Jungmann chuta Segovia para demarcar a área


Não está escrito em nenhum manual. Mas existe entre os zagueiros uma regra segundo a qual a primeira entrada no adversário deve ser na canela. É a melhor maneira de demonstrar quem manda nos arredores da grande área. E nenhum juiz expulsa jogador nos primeiros minutos do jogo. Empossado na nova pasta da Segurança, Raul Jungmann tinha no diretor da PF, Fernando Segóvia, seu problema mais imediato. Com a rapidez de um raio, retirou-o de campo. E Michel Temer, que ficaria mal se esboçasse contrariedade, assentiu. Na véspera, auxiliares do presidente diziam que nada mudaria na PF.
Segóvia caiu porque sua companhia tornou-se constrangedora. No afão de prestar serviços a Temer, o personagem esqueceu de maneirar. No Carnaval, tisnara a imagem da PF ao insinuar que o inquérito sobre propinas portuárias, estrelado pelo presidente, desceria ao arquivo. De resto, deixara no ar a impressão de que o delegado que perscrutava o calcanhar de vidro de Temer poderia ser punido. Antes, Segóvia já havia declarado que a mala com a propina de R$ 500 mil que a JBS entregou a Rocha Loures, o preposto de Temer, não era prova de nada.
Ao inaugurar sua gestão com um lance de zagueiro, Jungmann livrou-se de um personagem contagioso. Na chegada à pasta da Segurança, seu maior excesso seria a moderação com um diretor da PF execrado pela corporação, repreendido pela Procuradoria e proibido pelo Supremo Tribunal Federal de abrir a boca. Ao enviar Segovia à maca, o novo ministro fez o que precisava ser feito. Mas criou uma situação crivada de ironias.

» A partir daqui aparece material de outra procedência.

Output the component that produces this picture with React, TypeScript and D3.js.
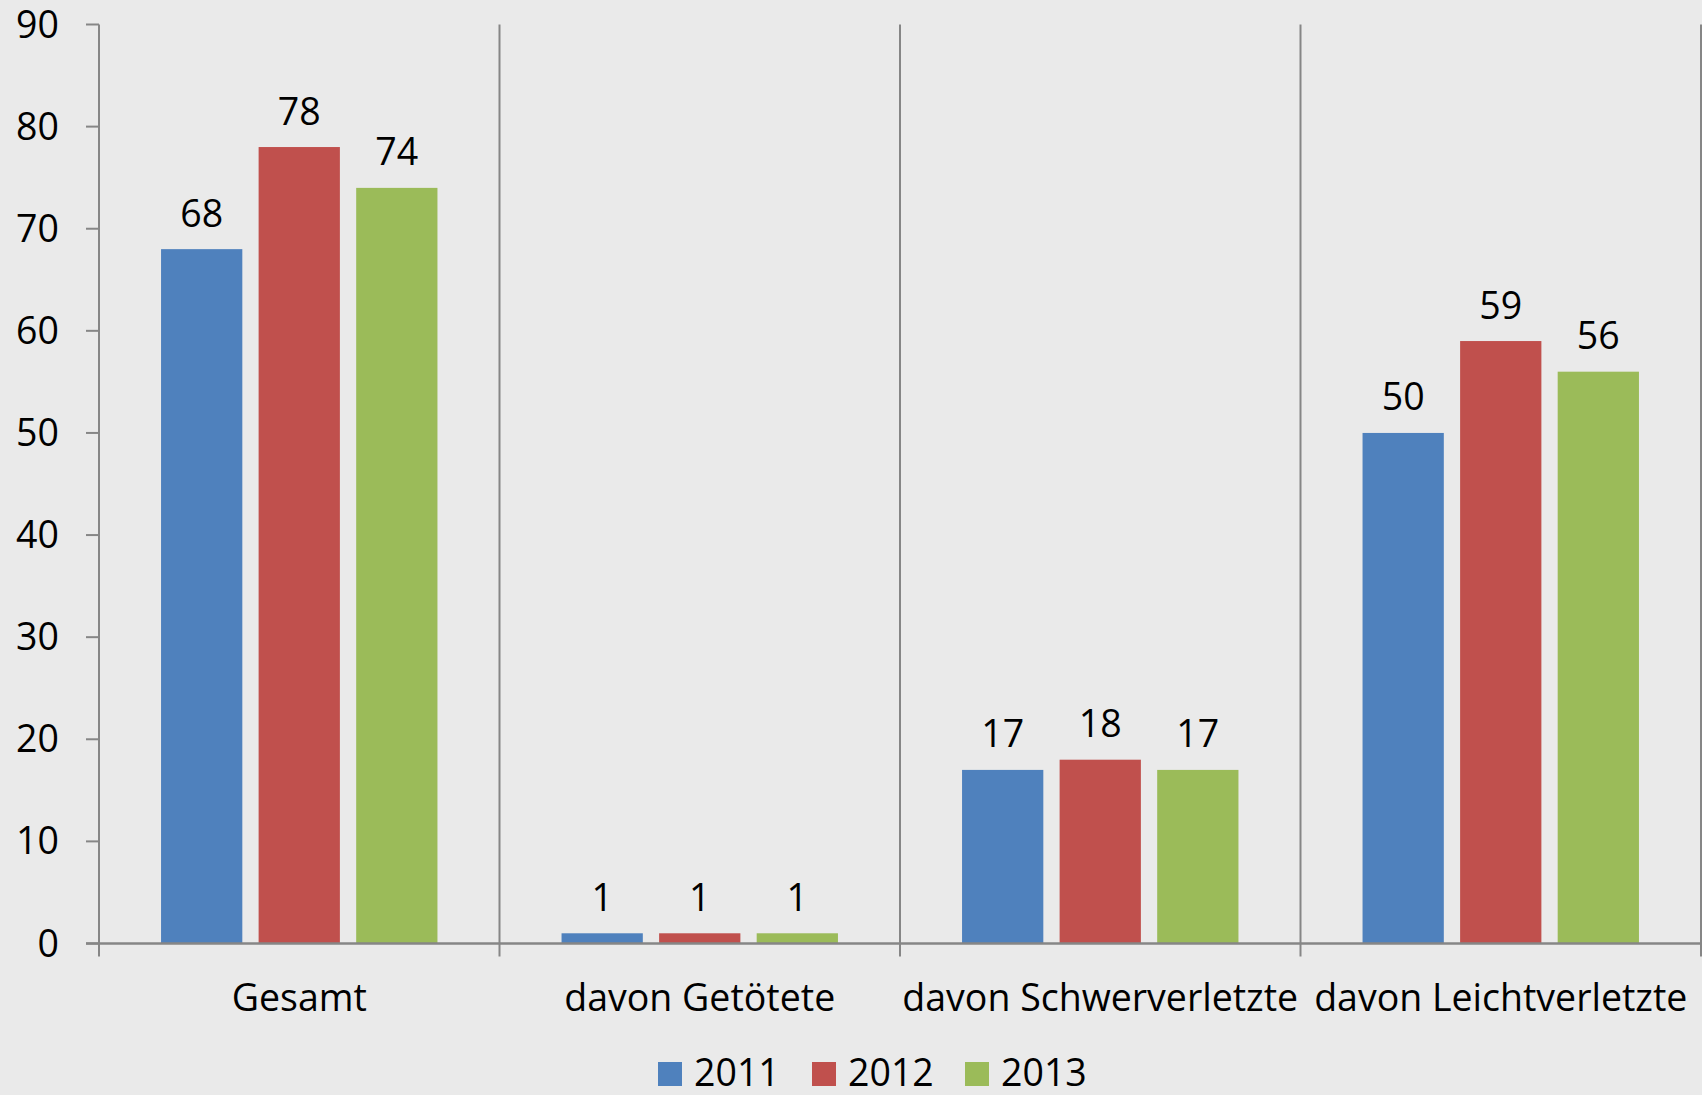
import React, { useEffect, useRef } from "react";
import * as d3 from "d3";

const categories = ["Gesamt", "davon Getötete", "davon Schwerverletzte", "davon Leichtverletzte"];
const years = ["2011", "2012", "2013"];
const values2011 = [68, 1, 17, 50];
const values2012 = [78, 1, 18, 59];
const values2013 = [74, 1, 17, 56];
const yTicks = [0, 10, 20, 30, 40, 50, 60, 70, 80, 90];
const colors = ["#4F81BD", "#C0504D", "#9BBB59"];

const W = 1702;
const H = 1095;
const FONT = "'Open Sans', 'Noto Sans', sans-serif";
const FS = 37.5;

export default function App() {
  const ref = useRef<SVGSVGElement | null>(null);

  useEffect(() => {
    document.body.style.margin = "0";
    const svg = d3.select(ref.current);
    svg.selectAll("*").remove();

    const left = 99, right = 1701, top = 24.5, bottom = 943.5;
    const series = [values2011, values2012, values2013];

    svg.append("rect").attr("width", W).attr("height", H).attr("fill", "#eaeaea");

    const x0 = d3.scaleBand<string>().domain(categories).range([left, right]).padding(0);
    const x1 = d3.scaleBand<string>().domain(years).range([0, x0.bandwidth()])
      .paddingInner(0.167).paddingOuter(0.636);
    const y = d3.scaleLinear().domain([0, 90]).range([bottom, top]);

    const axisColor = "#868686";

    // category separators
    const seps = [...categories.map((c) => x0(c)!), right];
    svg.append("g").selectAll("line").data(seps).join("line")
      .attr("x1", (d) => d).attr("x2", (d) => d)
      .attr("y1", top).attr("y2", bottom + 13)
      .attr("stroke", axisColor).attr("stroke-width", 2);

    // y ticks
    svg.append("g").selectAll("line").data(yTicks).join("line")
      .attr("x1", left - 13).attr("x2", left)
      .attr("y1", (d) => y(d)).attr("y2", (d) => y(d))
      .attr("stroke", axisColor).attr("stroke-width", 2);

    svg.append("g").selectAll("text").data(yTicks).join("text")
      .attr("x", 59).attr("y", (d) => y(d) + 13)
      .attr("text-anchor", "end")
      .attr("font-family", FONT).attr("font-size", FS)
      .attr("fill", "#000")
      .text((d) => String(d));

    // bars
    const g = svg.append("g");
    categories.forEach((c, ci) => {
      years.forEach((yr, si) => {
        const v = series[si][ci];
        const bx = x0(c)! + x1(yr)!;
        g.append("rect")
          .attr("x", bx).attr("y", y(v))
          .attr("width", x1.bandwidth()).attr("height", y(0) - y(v))
          .attr("fill", colors[si]);
        g.append("text")
          .attr("x", bx + x1.bandwidth() / 2).attr("y", y(v) - 22.5)
          .attr("text-anchor", "middle")
          .attr("font-family", FONT).attr("font-size", FS)
          .attr("fill", "#000")
          .text(String(v));
      });
    });

    // x axis line
    svg.append("line")
      .attr("x1", left - 13).attr("x2", right)
      .attr("y1", bottom).attr("y2", bottom)
      .attr("stroke", axisColor).attr("stroke-width", 2.5);

    // category labels
    svg.append("g").selectAll("text").data(categories).join("text")
      .attr("x", (d) => x0(d)! + x0.bandwidth() / 2)
      .attr("y", 1011)
      .attr("text-anchor", "middle")
      .attr("font-family", FONT).attr("font-size", FS)
      .attr("fill", "#000")
      .text((d) => d);

    // legend
    const legendX = [658, 812, 965];
    const lg = svg.append("g");
    years.forEach((yr, i) => {
      lg.append("rect").attr("x", legendX[i]).attr("y", 1062)
        .attr("width", 24).attr("height", 24).attr("fill", colors[i]);
      lg.append("text").attr("x", legendX[i] + 36).attr("y", 1086)
        .attr("font-family", FONT).attr("font-size", FS).attr("fill", "#000")
        .text(yr);
    });
  }, []);

  return (
    <svg ref={ref} width={W} height={H}
      style={{ position: "absolute", left: 0, top: 0, display: "block" }} />
  );
}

Além da ironia maior de tourear uma “guerra” contra o crime organizado por procuração de um presidente com duas denúncias criminais e um inquérito nas costas, o novo titular da Segurança viu-se compelido a desferir sua primeira canelada não num adversário, mas num jogador do time do governo. E não era nenhum centro-avante. Ao contrário. Tratava-se de outro zagueiro, escalado por José Sarney para conter os atacantes da Lava Jato. Junto com Segovia, saiu de campo numa maca a ideia de que é possível domesticar a Polícia Federal.
A demissão de Fernando Segovia chegou bem e veio tarde. O inaceitável comandou a PF por inacreditáveis 99 dias. O novo diretor da PF, Rogério Galloro, era o número dois na hierarquia da PF na gestão de Leandro Daiello, o ex-diretor da PF que se notabilizou por dar asas à Lava Jato.